Require by law that everyone on social media authenticates their age (maybe also their names, this would be good way to get rid of bots as well). This can be done with government ID or with via your bank or even with requiring social security number when creating an account. Or government can just make a new digital ID system that you have to go and register at whatever place is suitable for this and you can use that ID for anything and everything you need.

And if that doesn't seem to work just fine social media companies say a million dollars per minor per day that minor uses the service. You see enforcement go up fast AF.

Banning all social media is even simpler.


I think anonymous users might call you a slur, but the worst harassment I've seen online has come from people who proudly show their names and faces.


If there was central way to tie together online identities you could ignore/mute them from all platforms at once


1. How would such verification work on foreigners, who have no social security number?

2. How would "social media" be defined if you want to ban it?


1. Who cares, you cant pass laws on foreign countries anyway

2. Anything where you can post based on this "conversation"


Of course it would be the parents getting criminal records and being locked up, not the kids (or whoever enabled access)

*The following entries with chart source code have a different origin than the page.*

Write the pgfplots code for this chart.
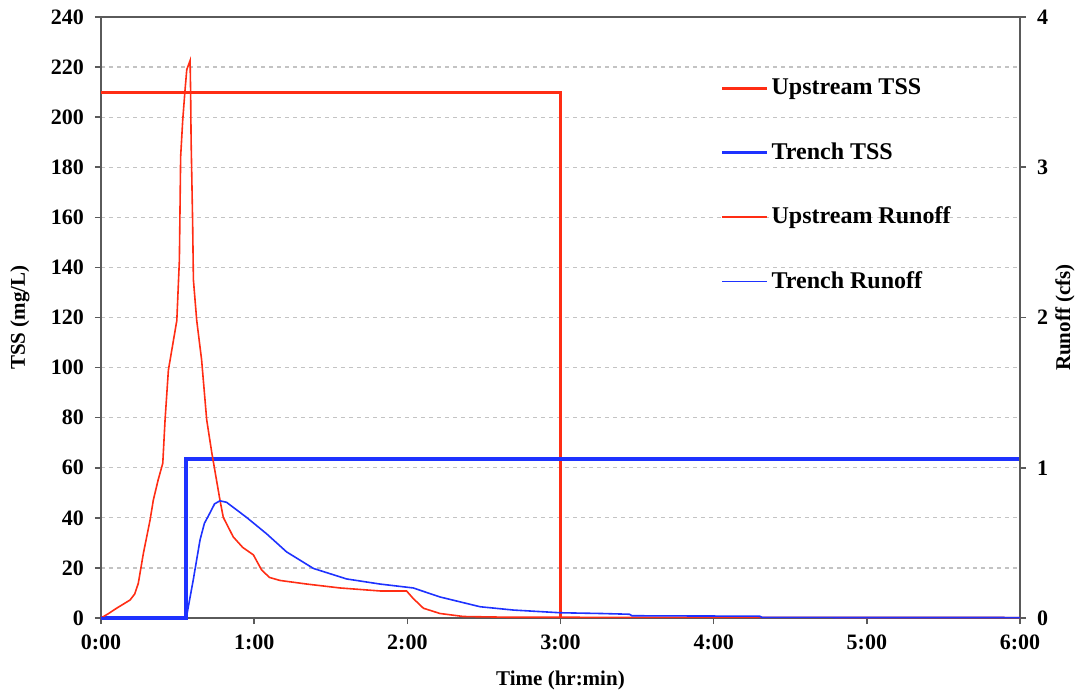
\documentclass[border=0pt]{standalone}
\usepackage{pgfplots}
\pgfplotsset{compat=1.18}
\usepackage{fontspec}
\setmainfont{Liberation Serif}
\definecolor{upred}{RGB}{255,45,20}
\definecolor{trblue}{RGB}{30,50,255}
\definecolor{axgray}{RGB}{90,90,90}
\definecolor{gridgray}{RGB}{195,195,195}
\begin{document}
\begin{tikzpicture}
\pgfplotsset{
  common/.style={
    scale only axis, width=459.5pt, height=300.5pt,
    xmin=0, xmax=360,
    tick align=outside, major tick length=3pt,
    every tick/.style={axgray, line width=0.8pt},
    axis line style={axgray, line width=1pt},
    tick label style={font=\bfseries\fontsize{11}{13}\selectfont},
    /pgf/number format/assume math mode=true,
    label style={font=\bfseries\fontsize{10.5}{12}\selectfont},
    clip=false,
  }
}
\begin{axis}[common,
  ymin=0, ymax=240, ytick={0,20,...,240},
  xtick={0,60,...,360},
  xticklabels={0:00,1:00,2:00,3:00,4:00,5:00,6:00},
  xtick pos=bottom, ytick pos=left,
  ymajorgrids,
  major grid style={gridgray, line width=0.6pt, dash pattern=on 2pt off 2pt},
  yticklabel style={xshift=-2pt},
  xticklabel style={yshift=-2pt},
  xlabel={Time (hr:min)}, ylabel={TSS (mg/L)},
  xlabel style={at={(axis description cs:0.5,0)}, anchor=center, yshift=-31pt},
  ylabel style={at={(axis description cs:0,0.5)}, anchor=center, yshift=40.5pt},
]
\addplot[upred, line width=1.6pt] coordinates {(0,210) (180,210) (180,0)};
\addplot[trblue, line width=1.6pt] coordinates {(0,0) (33.3,0) (33.3,63.5) (360,63.5)};
\end{axis}
\begin{axis}[common,
  ymin=0, ymax=4, ytick={0,1,2,3,4},
  axis y line*=right, axis x line=none,
  yticklabel style={xshift=2pt},
  ylabel={Runoff (cfs)},
  ylabel style={at={(axis description cs:1,0.5)}, anchor=center, yshift=-22.5pt},
  legend cell align=left,
  legend image code/.code={\draw[#1] (0pt,0pt) -- (22.5pt,0pt);},
  legend style={at={(axis description cs:0.6736,0.903)}, anchor=north west,
    draw=none, fill=none, inner sep=0pt, row sep=19.4pt,
    font=\bfseries\fontsize{12}{14}\selectfont,
    nodes={inner sep=1.5pt}},
]
\addlegendimage{upred, line width=1.6pt}
\addlegendentry{Upstream TSS}
\addlegendimage{trblue, line width=1.6pt}
\addlegendentry{Trench TSS}
\addplot[upred, line width=0.8pt] coordinates {
(0,0) (3,0.03) (6.1,0.065) (9,0.095) (11.4,0.12) (13.2,0.16) (14.6,0.23) (16.6,0.43) (19.2,0.65) (20.5,0.785)
(22.4,0.92) (24.2,1.03) (25.1,1.32) (26.4,1.65) (27.7,1.78) (29.7,1.98)
(30.7,2.38) (30.9,2.65) (31.2,3.07) (32.0,3.31) (32.9,3.51) (33.6,3.65) (34.9,3.71)
(35.1,3.51) (35.3,3.18) (35.9,2.63) (36.2,2.25) (37.5,1.98) (39.4,1.72)
(41.4,1.32) (43.4,1.10) (46.6,0.785) (47.9,0.67) (51.8,0.54) (55.5,0.47)
(59.7,0.42) (62.9,0.32) (66,0.27) (70.1,0.25) (80.6,0.226) (93.6,0.20)
(109.3,0.18) (119.7,0.18) (122.3,0.13) (126.3,0.065) (132.8,0.03) (142,0.01)
(160,0.005) (360,0.003)};
\addlegendentry{Upstream Runoff}
\addplot[trblue, line width=0.8pt] coordinates {
(0,0) (33.4,0) (36.1,0.25) (38.8,0.52) (40.5,0.63) (42.7,0.70) (44.5,0.76) (46.6,0.78) (49.2,0.77)
(57.0,0.67) (64.9,0.56) (72.7,0.44) (83.2,0.33) (96.2,0.26) (109.3,0.226)
(122.3,0.20) (132.8,0.14) (148.5,0.075) (161.5,0.053) (179.8,0.035) (196,0.03)
(207,0.025) (208,0.015) (258,0.012) (259,0.004) (360,0.003)};
\addlegendentry{Trench Runoff}
\end{axis}
\pgfresetboundingbox
\path (-50.5pt,-37pt) rectangle (489.5pt,309pt);
\end{tikzpicture}
\end{document}
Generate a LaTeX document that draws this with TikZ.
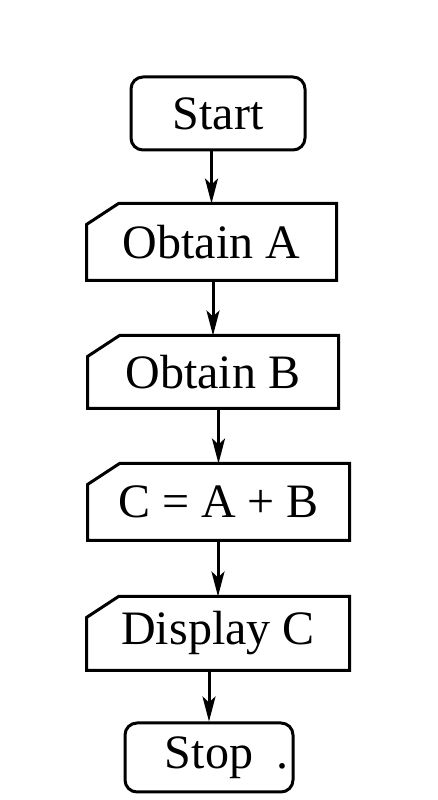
\documentclass[tikz,border=0pt]{standalone}
\usepackage{fontspec}
\setmainfont{Liberation Serif}
\usetikzlibrary{arrows.meta,calc}
\begin{document}
\begin{tikzpicture}[x=1pt, y=1pt, line width=3pt,
    >={Stealth[length=25pt,width=13pt,inset=6pt]},
    terminal/.style={draw, rounded corners=12pt, inner sep=0pt, font=\fontsize{48}{50}\selectfont},
    inputbox/.style={inner sep=0pt, font=\fontsize{48}{50}\selectfont}]
    \useasboundingbox (0,0) rectangle (437,800);

    % Nodi
    \node[terminal, minimum width=174pt, minimum height=73pt] (start) at (218,686.5) {Start};
    \node[inputbox, minimum width=247pt, minimum height=74pt] (obtA) at (211.5,558) {Obtain A};
    \node[inputbox, minimum width=248pt, minimum height=70pt] (obtB) at (213,428) {Obtain B};
    \node[inputbox, minimum width=259pt, minimum height=74pt] (somma) at (218.5,298) {C = A + B};
    \node[inputbox, minimum width=260pt, minimum height=71pt] (disp) at (218,166.5) {Display C};
    \node[terminal, minimum width=168pt, minimum height=69pt] (stop) at (209,42.5) {\hspace{36pt}Stop\hspace{24pt}.};

    % Bordi degli input manuali
    \foreach \n in {obtA,obtB,somma,disp} {
        \draw ($(\n.north west)+(32,0)$) -- (\n.north east) -- (\n.south east) -- (\n.south west) -- ($(\n.north west)+(0,-21)$) -- cycle;
    }

    % Frecce
    \draw[->, fill=darkgray] (obtA.north |- start.south) -- (obtA.north);
    \draw[->, fill=darkgray] (obtB.north |- obtA.south) -- (obtB.north);
    \draw[->, fill=darkgray] (somma.north |- obtB.south) -- (somma.north);
    \draw[->, fill=darkgray] (disp.north |- somma.south) -- (disp.north);
    \draw[->, fill=darkgray] (stop.north |- disp.south) -- (stop.north);
\end{tikzpicture}
\end{document}
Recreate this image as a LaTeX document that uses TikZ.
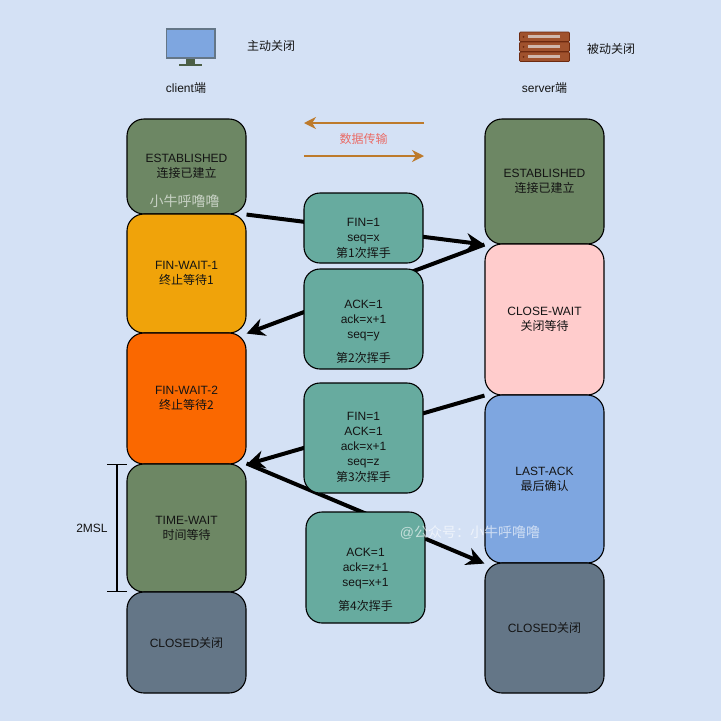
\documentclass[tikz,border=0pt]{standalone}
\usepackage{fontspec}
\setmainfont{Liberation Sans}
\newfontfamily\cjk{Noto Sans CJK SC}
\usetikzlibrary{arrows.meta,calc}
\newcommand{\zh}[1]{{\cjk #1}}
\newcommand{\topgap}[1]{\rule{0pt}{#1}}
\definecolor{bgblue}{HTML}{D4E1F5}
\definecolor{sagegreen}{HTML}{6D8764}
\definecolor{amberfill}{HTML}{F0A30A}
\definecolor{orangefill}{HTML}{FA6800}
\definecolor{slatefill}{HTML}{647687}
\definecolor{bluefill}{HTML}{7EA6E0}
\definecolor{pinkfill}{HTML}{FFCCCC}
\definecolor{tealfill}{HTML}{67AB9F}
\definecolor{dataline}{HTML}{BD7A2B}
\definecolor{datatext}{HTML}{EA6B66}
\definecolor{rackfill}{HTML}{A0522D}
\definecolor{rackline}{HTML}{6D2A10}
\tikzset{
  statebox/.style={draw=black,line width=1.1pt,rounded corners=17pt,minimum width=119pt,inner sep=0pt,align=center,text=black!92},
  shakebox/.style={draw=black,line width=1.1pt,fill=tealfill,rounded corners=16pt,minimum width=119pt,inner sep=0pt,align=center,text=black!92},
  bigarrow/.style={line width=4pt,-{Stealth[length=18pt,width=18pt]}},
  dataarrow/.style={dataline,line width=1.8pt,-{Stealth[length=12pt,width=12pt]}},
  plainlabel/.style={text=black!92,align=center,inner sep=0pt},
  watermark/.style={text=white,opacity=0.62,inner sep=0pt}
}
\begin{document}
\begin{tikzpicture}[x=1pt,y=-1pt, every node/.style={font=\fontsize{12pt}{15pt}\selectfont}]
\useasboundingbox (0,0) rectangle (721,721);
\fill[bgblue] (0,0) rectangle (721,721);
\fill[bluefill,draw=slatefill,line width=1.2pt] (166.5,29) rectangle (215,58);
\fill[sagegreen!70!black] (186,58.5) rectangle (195,64);
\fill[sagegreen!70!black] (179,64) rectangle (202,66);
\foreach \j in {32,42,52}{%
  \fill[rackfill,draw=rackline,line width=0.7pt,rounded corners=1pt] (519.5,\j) rectangle (569.5,\j+9.5);
  \fill[rackfill!35!white!85!gray] (528,\j+3.3) rectangle (560,\j+6.3);
  \fill[rackline] (523.5,\j+4.8) circle (1pt);}
\node[plainlabel] (mainclose) at (271,46) {\zh{主动关闭}};
\node[plainlabel] (clientlabel) at (186,88) {client\zh{端}};
\node[plainlabel] (serverlabel) at (544.5,88) {server\zh{端}};
\node[plainlabel] (passclose) at (611,49) {\zh{被动关闭}};
\node[statebox,fill=sagegreen,minimum height=95pt] (cestab) at (186.5,166.5) {ESTABLISHED\\\zh{连接已建立}};
\node[statebox,fill=amberfill,minimum height=119pt] (cwaita) at (186.5,273.5) {FIN-WAIT-1\\\zh{终止等待1}};
\node[statebox,fill=orangefill,minimum height=131pt] (cwaitb) at (186.5,398.5) {FIN-WAIT-2\\\zh{终止等待2}};
\node[statebox,fill=sagegreen,minimum height=128pt] (ctime) at (186.5,528) {TIME-WAIT\\\zh{时间等待}};
\node[statebox,fill=slatefill,minimum height=101pt] (cclosed) at (186.5,642.5) {CLOSED\zh{关闭}};
\node[statebox,fill=sagegreen,minimum height=125pt] (sestab) at (544.5,181.5) {ESTABLISHED\\\zh{连接已建立}};
\node[statebox,fill=pinkfill,minimum height=151pt] (swait) at (544.5,319.5) {CLOSE-WAIT\\\zh{关闭等待}};
\node[statebox,fill=bluefill,minimum height=168pt] (slast) at (544.5,479) {LAST-ACK\\\zh{最后确认}};
\node[statebox,fill=slatefill,minimum height=130pt] (sclosed) at (544.5,628) {CLOSED\zh{关闭}};
\coordinate (dataR) at (424,123);
\coordinate (dataL) at (304,123);
\coordinate (dataS) at (304,156);
\coordinate (dataE) at (424,156);
\draw[dataarrow] (dataR) -- (dataL);
\draw[dataarrow] (dataS) -- (dataE);
\node[text=datatext,inner sep=0pt] (datalabel) at (363.5,139) {\zh{数据传输}};
\coordinate (mslT) at (117,464);
\coordinate (mslB) at (117,592);
\draw[black,line width=1.1pt,{Bar[width=20pt]}-{Bar[width=20pt]}] (mslT) -- (mslB);
\node[plainlabel] (msl) at (92,528) {2MSL};
\draw[bigarrow] (cestab.south east) -- (sestab.south west);
\draw[bigarrow] (sestab.south west) -- (cwaita.south east);
\draw[bigarrow] (swait.south west) -- (cwaitb.south east);
\draw[bigarrow] (ctime.north east) -- (slast.south west);
\node[shakebox,minimum height=70pt] (finone) at (363.5,228) {\topgap{29pt}FIN=1\\seq=x\\[1pt]\zh{第1次挥手}};
\node[shakebox,minimum height=100pt] (ackone) at (363.5,319) {\topgap{33pt}ACK=1\\ack=x+1\\seq=y\\[9pt]\zh{第2次挥手}};
\node[shakebox,minimum height=110pt] (finack) at (363.5,438) {\topgap{26pt}FIN=1\\ACK=1\\ack=x+1\\seq=z\\[1pt]\zh{第3次挥手}};
\node[shakebox,minimum height=111pt] (acktwo) at (365.5,567.5) {\topgap{33pt}ACK=1\\ack=z+1\\seq=x+1\\[9pt]\zh{第4次挥手}};
\node[watermark,font=\fontsize{14pt}{15pt}\selectfont] (markleft) at (184.5,201.5) {\zh{小牛呼噜噜}};
\node[watermark,font=\fontsize{14pt}{15pt}\selectfont] (markright) at (470,533) {@\zh{公众号：小牛呼噜噜}};
\end{tikzpicture}
\end{document}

That's a really good point. And a case in point - I remember when I was 12, joining forums, there was always a prompt asking me if I was over the age of 13. Obviously I clicked yes and registered anyway!

But part of the danger is the ubiquity of it I think. Every teenager has social media, so there's this massive peer-pressure. If you don't have it, you get picked on. I wonder if banning it would reduce the numbers at least enough to reduce this effect.

I'm definitely not saying this is some silver bullet... But I think we have to do something, and maybe this is a reasonable starting point.


Its weird how far modern society just assumes laws are code that is run flawlessly on flawless hardware.